The theories behind The Bell Curve aren't new, although social Darwinism isn't exactly trendy nowadays. But notions of racial supremacy were the justification for such barbarous acts as slavery and the Nazi genocide, and Murray and Herrnstein's views are chillingly reminiscent of the most divisive of racial theories.

For the past month, major political and academic figures have reacted with cautious outrage. And while basic criticisms against The Bell Curve have been leveled--namely that it is absolutely ludicrous to use the two scholars' data as justification of scrapping social programs such as welfare and Head Start--many of the fundamentals of its research have remained unchallenged.

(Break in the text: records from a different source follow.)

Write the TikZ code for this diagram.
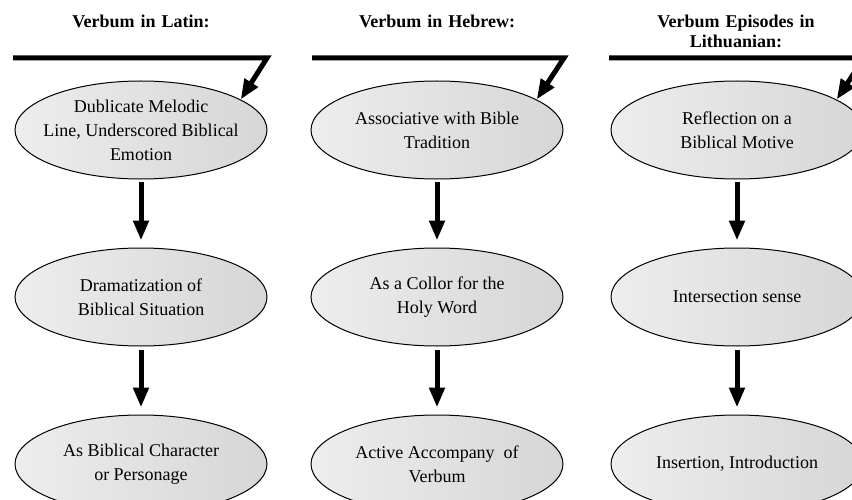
\documentclass[tikz,border=0pt]{standalone}
\usepackage{fontspec}
\setmainfont{Liberation Serif}
\usetikzlibrary{positioning,shapes.geometric,arrows.meta}

\begin{document}
\begin{tikzpicture}[x=1pt,y=-1pt,
        oval/.style={ellipse,draw,line width=1pt,minimum width=252pt,minimum height=98pt,inner sep=-12pt,
          align=center,font=\fontsize{18}{24}\selectfont,
          left color=black!7,middle color=black!1,right color=black!16,node distance=68pt},
        head/.style={anchor=base,text width=240pt,align=center,font=\fontsize{18}{20}\selectfont\bfseries},
        bar/.style={line width=5pt,line join=miter,-{Triangle[length=20pt,width=15pt]}},
        arr/.style={line width=5pt,-{Triangle[length=20pt,width=15pt]},shorten <=3pt,shorten >=7pt}]
   \clip (0,0) rectangle (852,500);
   % headings
   \node[head] (tL) at (141,28) {Verbum in Latin:};
   \node[head] (tH) at (437,28) {Verbum in Hebrew:};
   \node[head] (tT) at (736,28) {Verbum Episodes in\\Lithuanian:};
   % Latin
   \node[oval] (L1) at (141,130) {Dublicate Melodic\\Line, Underscored Biblical\\Emotion};
   \node[oval] (L2) [below=of L1] {Dramatization of\\Biblical Situation};
   \node[oval] (L3) [below=of L2] {As Biblical Character\\or Personage};
   % Hebrew
   \node[oval] (H1) at (437,130) {Associative with Bible\\Tradition};
   \node[oval] (H2) [below=of H1] {As a Collor for the\\Holy Word};
   \node[oval] (H3) [below=of H2] {Active Accompany\ \ of\\Verbum};
   % Lithuanian
   \node[oval] (T1) at (737,130) {Reflection on a\\Biblical Motive};
   \node[oval] (T2) [below=of T1] {Intersection sense};
   \node[oval] (T3) [below=of T2] {Insertion, Introduction};
   % bars
   \coordinate (Lb) at (13,58);  \coordinate (Lk) at (267,58);
   \coordinate (Hb) at (312,58); \coordinate (Hk) at (564,58);
   \coordinate (Tb) at (609,58); \coordinate (Tk) at (864,58);
   \draw[bar] (Lb) -- (Lk) -- (L1.17);
   \draw[bar] (Hb) -- (Hk) -- (H1.17);
   \draw[bar] (Tb) -- (Tk) -- (T1.17);
   % arrows
   \draw[arr] (L1) -- (L2);
   \draw[arr] (L2) -- (L3);
   \draw[arr] (H1) -- (H2);
   \draw[arr] (H2) -- (H3);
   \draw[arr] (T1) -- (T2);
   \draw[arr] (T2) -- (T3);
\end{tikzpicture}
\end{document}
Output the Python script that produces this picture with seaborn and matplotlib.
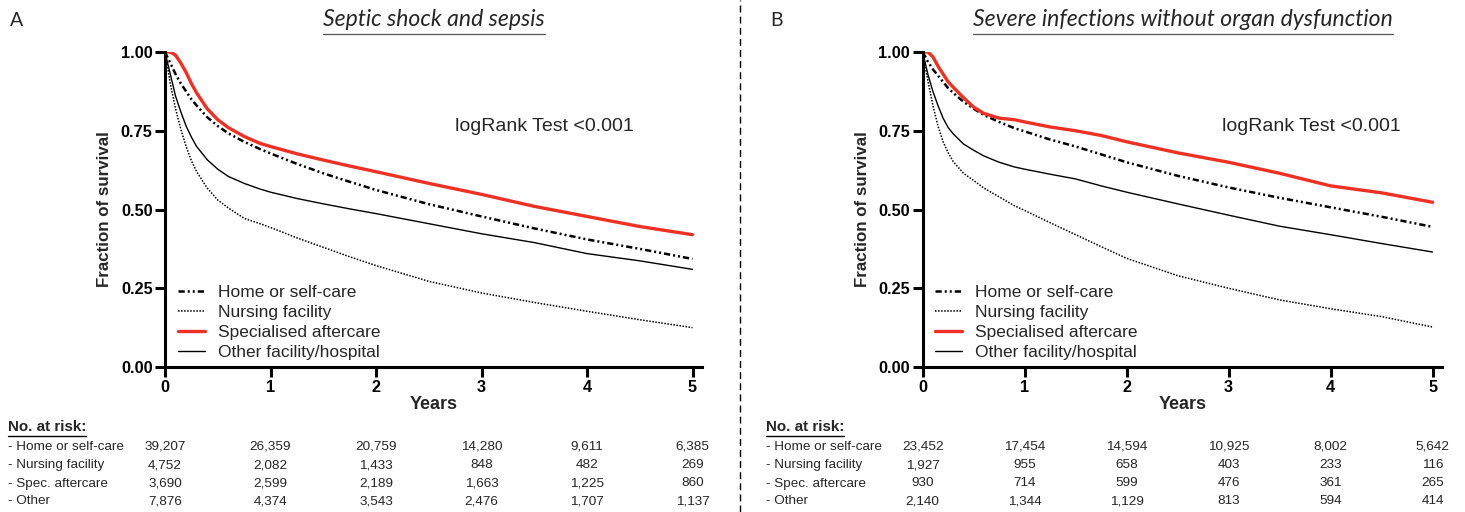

Until Harvard Professor of Geology Steven Jay Gould launched an attack in the November 28 issue of The New Yorker. Gould, a leading evolutionary biologist, hit the mark when he denounced The Bell Curve as a "manifesto of conservative ideology." The book is not an academic treatise in social theory and population genetics, he argues, and furthermore "the book's inadequate and biased treatment of data displays its primary purpose--advocacy."

Gould isn't afraid to challenge the basis of The Bell Curve's questionable research, something which many of his colleagues have shied away from. Lay reviewers, he notes, have let themselves become frightened by the statistics and charts thrown at them by Murray and Herrnstein, materials which are filled with errors and misapplied research.

It does seem strange that more attention hasn't been focused on the fact that the two scholars gathered much of their data from questionable sources. In the acknowledgments to The Bell Curve, for example, Murray and Herrnstein say they "benefited especially from the advice" of Richard Lynn, a scholar who in 1991 wrote in the neo-eugenicist journal Mankind Quarterly that "the Caucasoids and the Mongoloids are the only two races that have made any significant contribution to civilization." Then there's J. Phillipe Rushton, a Canadian psychologist who suggested in 1986 that Nazi Germany's military prowess was connected to the purity of its gene pool. A rogue's gallery of scholars, to say the least.

You have to wonder what the nation's reaction would be if those 800 pages had been authored by Afrocentrists who sang the praises of black supremacy. It would have been dismissed--and rightly so--as outrageous racism, no matter how many charts and stat sheets had been presented to the general public. Yet the data presented by the Harvard-pedigreed Herrnstein and Murray is debated analyzed, and publicized not as bigotry, but as provocative research that deserves thorough discussion on Nightline and on the front pages of the New York Times.

It's amazing how far you can get by ringing the bell of racism.

Hallie Z. Levine's column appears on alternate Mondays.